The years after 1984 were when we fell behind Australia, where a different Labor government didn’t follow Douglas’ crash through followed by crash, but modernised their economy sensibly in an Accord with the union movement. Here the Labour Party left government in 1990 in a landslide after the 1987 crash exposed the fallacy of self-correcting financial markets, and the result was Ruth Richardson, the mother of all budgets, the formation of ACT and nine years in the wilderness for Labour.
I worked to elect Labour in 1984 as a member of the Party staff. Election night was exciting and euphoric; but I well remember finding a copy of “Economic Management”, the Treasury briefing paper that became the actual policy of that government, on the party photocopier on the Monday after. I still remember thinking – “My God what have we done!” I leaked it to Rob Campbell – those were the days! I then spent three years fighting the Labour government policy in order to re-elect the same Labour government.
I wouldn’t wish that experience on anyone else.
Right now, I find it ironic that as the Labour Party goes through a consultative review of all its processes and structures, including its approach to policy formulation, at the same time we are seeing a series of hints in the media about what changes Labour may make to its policy – mostly about ditching one or another element of the policies Labour took into the last election based on a policy process that was forged out of the experience of the 1980’s. We all know how it works: insider talks to insider talks to media – but the end result is a leaky ship, and they tend to sink, even if slowly.
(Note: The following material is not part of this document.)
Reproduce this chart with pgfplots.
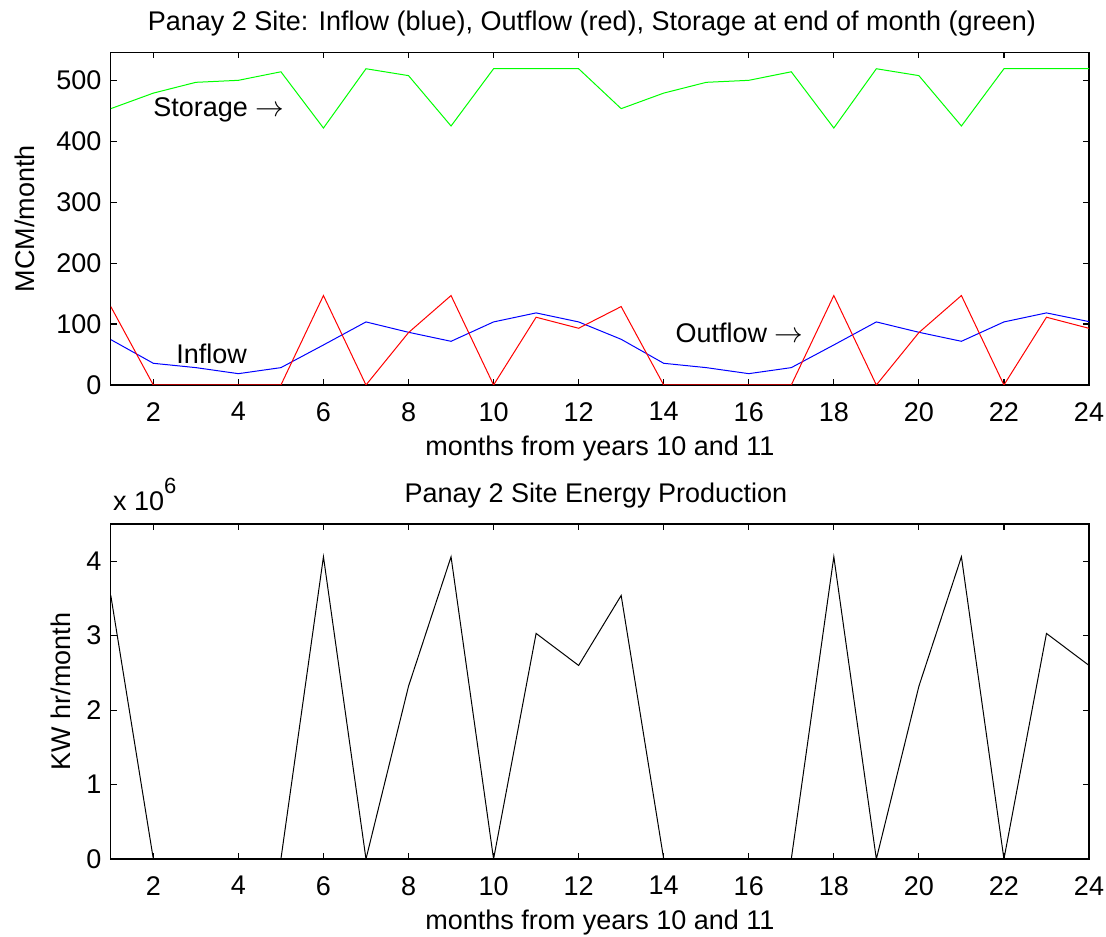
\documentclass[border=0pt]{standalone}
\usepackage{fontspec}
\setmainfont{Liberation Sans}
\usepackage{pgfplots}
\pgfplotsset{compat=1.18}

% month, inflow, outflow, storage (MCM/month)
\pgfplotstableread{
m  inflow outflow storage
1  74.5   128.7   453.5
2  35.6   0       479
3  28.5   0       496.7
4  18.6   0       500
5  28.5   0       514
6  65.7   146.8   421.7
7  103.5  0       519
8  86.5   86      507.7
9  71.7   146.8   425
10 103.5  0       519
11 118.3  111.2   519
12 103.5  93.1    519
13 75     128.7   453.5
14 35.6   0       479
15 28.5   0       496.7
16 18.6   0       500
17 28.5   0       514
18 65.7   146.8   421.7
19 103.5  0       519
20 86.5   86      507.7
21 71.7   146.8   425
22 103.5  0       519
23 118.3  111.2   519
24 104    93      519
}\flows

% month, energy (KW hr/month)
\pgfplotstableread{
m  energy
1  3540000
2  0
3  0
4  0
5  0
6  4060000
7  0
8  2320000
9  4060000
10 0
11 3030000
12 2600000
13 3540000
14 0
15 0
16 0
17 0
18 4060000
19 0
20 2320000
21 4060000
22 0
23 3030000
24 2600000
}\energy

\pgfplotsset{
  mlab/.style={
    scale only axis, width=489.1bp,
    xmin=1, xmax=24, xtick={2,4,...,24},
    tick align=inside, major tick length=3bp,
    axis line style={line width=0.6bp},
    every tick/.style={black, line width=0.6bp},
    /pgf/number format/assume math mode=true,
    xticklabel style={yshift=-4bp},
    xlabel={months from years 10 and 11},
    xlabel shift=-2bp,
    every axis plot/.append style={line width=0.5bp, mark=none},
  }
}

\begin{document}
\fontsize{13.5bp}{16bp}\selectfont
\begin{tikzpicture}
\useasboundingbox (0,0) rectangle (553bp,468.5bp);

\begin{axis}[mlab,
  at={(55.4bp,276bp)}, anchor=south west,
  height=166.35bp,
  ymin=0, ymax=546, ytick={0,100,...,500},
  ylabel={MCM/month}, ylabel shift=1.5bp,
  title={Panay 2 Site: Inflow (blue), Outflow (red), Storage at end of month (green)},
  title style={at={(rel axis cs:0.5,1)}, anchor=base, yshift=5bp, xshift=-4bp, inner sep=0pt},
]
\addplot[blue] table[x=m, y=inflow] {\flows};
\addplot[red] table[x=m, y=outflow] {\flows};
\addplot[green] table[x=m, y=storage] {\flows};
\node[anchor=base west, inner sep=0pt] at (axis cs:1.99,440) {Storage $\rightarrow$};
\node[anchor=base west, inner sep=0pt] at (axis cs:2.53,36) {Inflow};
\node[anchor=base west, inner sep=0pt] at (axis cs:14.27,69) {Outflow $\rightarrow$};
\end{axis}

\begin{axis}[mlab,
  at={(55.4bp,39bp)}, anchor=south west,
  height=167.5bp,
  ymin=0, ymax=4500000, ytick={0,1000000,...,4000000},
  scaled y ticks=base 10:-6,
  ytick scale label code/.code={x 10\raisebox{0.6em}{\fontsize{11bp}{11bp}\selectfont #1}},
  every y tick scale label/.style={at={(rel axis cs:0,1)}, anchor=base west, inner sep=0pt, yshift=7bp, xshift=1bp},
  ylabel={KW hr/month},
  every axis y label/.style={at={(rel axis cs:0,0.5)}, xshift=-15.5bp, rotate=90, anchor=south},
  title={Panay 2 Site Energy Production},
  title style={at={(rel axis cs:0.5,1)}, anchor=base, yshift=5bp, xshift=-2bp, inner sep=0pt},
]
\addplot[black] table[x=m, y=energy] {\energy};
\end{axis}
\end{tikzpicture}
\end{document}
I’m not actually sure that what we are seeing at the moment in the Labour leadership is a definitive shift to the right – more like a tentative search for the marshmallow centre, so beloved of the political media. As a strategy, it is a recipe for failure.
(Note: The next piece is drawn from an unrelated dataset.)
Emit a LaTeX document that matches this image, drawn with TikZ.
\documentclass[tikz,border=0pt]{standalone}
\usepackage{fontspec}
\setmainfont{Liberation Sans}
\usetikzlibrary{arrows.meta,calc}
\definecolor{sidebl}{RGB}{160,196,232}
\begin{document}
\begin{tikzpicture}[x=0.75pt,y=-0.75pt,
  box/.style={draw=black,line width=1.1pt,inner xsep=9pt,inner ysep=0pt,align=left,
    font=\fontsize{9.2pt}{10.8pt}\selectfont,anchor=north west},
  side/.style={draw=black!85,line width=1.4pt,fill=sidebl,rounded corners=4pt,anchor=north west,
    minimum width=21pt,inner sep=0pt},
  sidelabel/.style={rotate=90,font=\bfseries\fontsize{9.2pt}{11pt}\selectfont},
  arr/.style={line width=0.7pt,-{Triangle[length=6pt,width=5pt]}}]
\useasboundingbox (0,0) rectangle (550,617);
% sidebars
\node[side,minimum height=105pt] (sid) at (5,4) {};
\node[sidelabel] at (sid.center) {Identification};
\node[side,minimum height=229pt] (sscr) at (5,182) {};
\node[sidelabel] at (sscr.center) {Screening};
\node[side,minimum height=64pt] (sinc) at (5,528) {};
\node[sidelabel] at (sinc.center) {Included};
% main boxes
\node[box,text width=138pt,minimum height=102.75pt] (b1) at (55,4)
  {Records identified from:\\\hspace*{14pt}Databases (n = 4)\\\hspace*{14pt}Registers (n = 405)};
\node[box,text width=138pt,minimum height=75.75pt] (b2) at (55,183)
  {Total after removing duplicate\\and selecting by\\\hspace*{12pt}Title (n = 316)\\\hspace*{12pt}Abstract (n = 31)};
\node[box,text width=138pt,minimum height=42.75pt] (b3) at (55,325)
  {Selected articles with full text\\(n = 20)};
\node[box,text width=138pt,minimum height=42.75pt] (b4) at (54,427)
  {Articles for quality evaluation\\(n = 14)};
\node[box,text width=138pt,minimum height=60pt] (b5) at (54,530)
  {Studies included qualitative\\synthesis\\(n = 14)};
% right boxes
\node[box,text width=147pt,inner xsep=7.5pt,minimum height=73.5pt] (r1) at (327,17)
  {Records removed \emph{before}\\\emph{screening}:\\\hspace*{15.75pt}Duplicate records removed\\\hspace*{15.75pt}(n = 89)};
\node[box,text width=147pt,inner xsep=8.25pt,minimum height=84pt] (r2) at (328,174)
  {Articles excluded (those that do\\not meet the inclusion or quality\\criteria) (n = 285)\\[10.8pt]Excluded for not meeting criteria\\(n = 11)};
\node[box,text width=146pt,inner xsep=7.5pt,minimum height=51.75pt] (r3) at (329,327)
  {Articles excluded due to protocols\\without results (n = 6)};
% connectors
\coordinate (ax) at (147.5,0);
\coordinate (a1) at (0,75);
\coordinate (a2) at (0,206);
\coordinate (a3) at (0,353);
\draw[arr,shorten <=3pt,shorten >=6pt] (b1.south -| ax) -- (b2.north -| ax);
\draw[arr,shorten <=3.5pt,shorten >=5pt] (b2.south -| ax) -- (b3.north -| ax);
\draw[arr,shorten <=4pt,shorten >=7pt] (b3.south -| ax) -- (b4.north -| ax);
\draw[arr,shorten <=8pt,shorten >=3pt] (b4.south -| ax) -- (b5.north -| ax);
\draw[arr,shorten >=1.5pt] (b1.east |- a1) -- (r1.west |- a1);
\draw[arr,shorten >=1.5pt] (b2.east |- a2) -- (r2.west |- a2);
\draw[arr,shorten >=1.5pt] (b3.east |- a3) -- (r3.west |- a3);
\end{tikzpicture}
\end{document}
Shearer said in his speech that his passion was education, and that:
Study after study shows that the most important ingredient is the quality of teachers. We need to value teachers. We need every teacher in our classroom to be a good one.
I couldn’t agree more. So I looked for the single thing that he would actually do if he was Prime Minister that would make a difference, that would make sure that every teacher in our classroom would be a good one. What was his answer? A bit of weeding. You don’t make a good garden just by weeding.
And what has happened? All the media has fastened on the throwaway line about getting rid of bad teachers, to the point where John Armstrong calls it auditioning for a place at the National Party cabinet table. We can’t blame the media – that was all there was on offer.
The Labour party, due to celebrate its centenary in four years time, deserves better. Peter Fraser would be rolling in his grave. We need some substantive policy, that will make a real difference. There is plenty of experience about what would make a difference in education the the party; David Shearer should make use of it, to tell us what he would actually do – just wanting to make a difference doesn’t cut it.
We also need to recognise that the left now has to pick up from and moderate the excesses of global financial capital in the 21st century, rather than the excesses of industrial capital in the 19th and 20th centuries. But Labour’s values and principles of fairness and social justice remain the same. That is what I would like to hear more about from Shearer. Serious stuff with some serious answers, in the style of Savage, Fraser and Clark. He should take all the time he needs.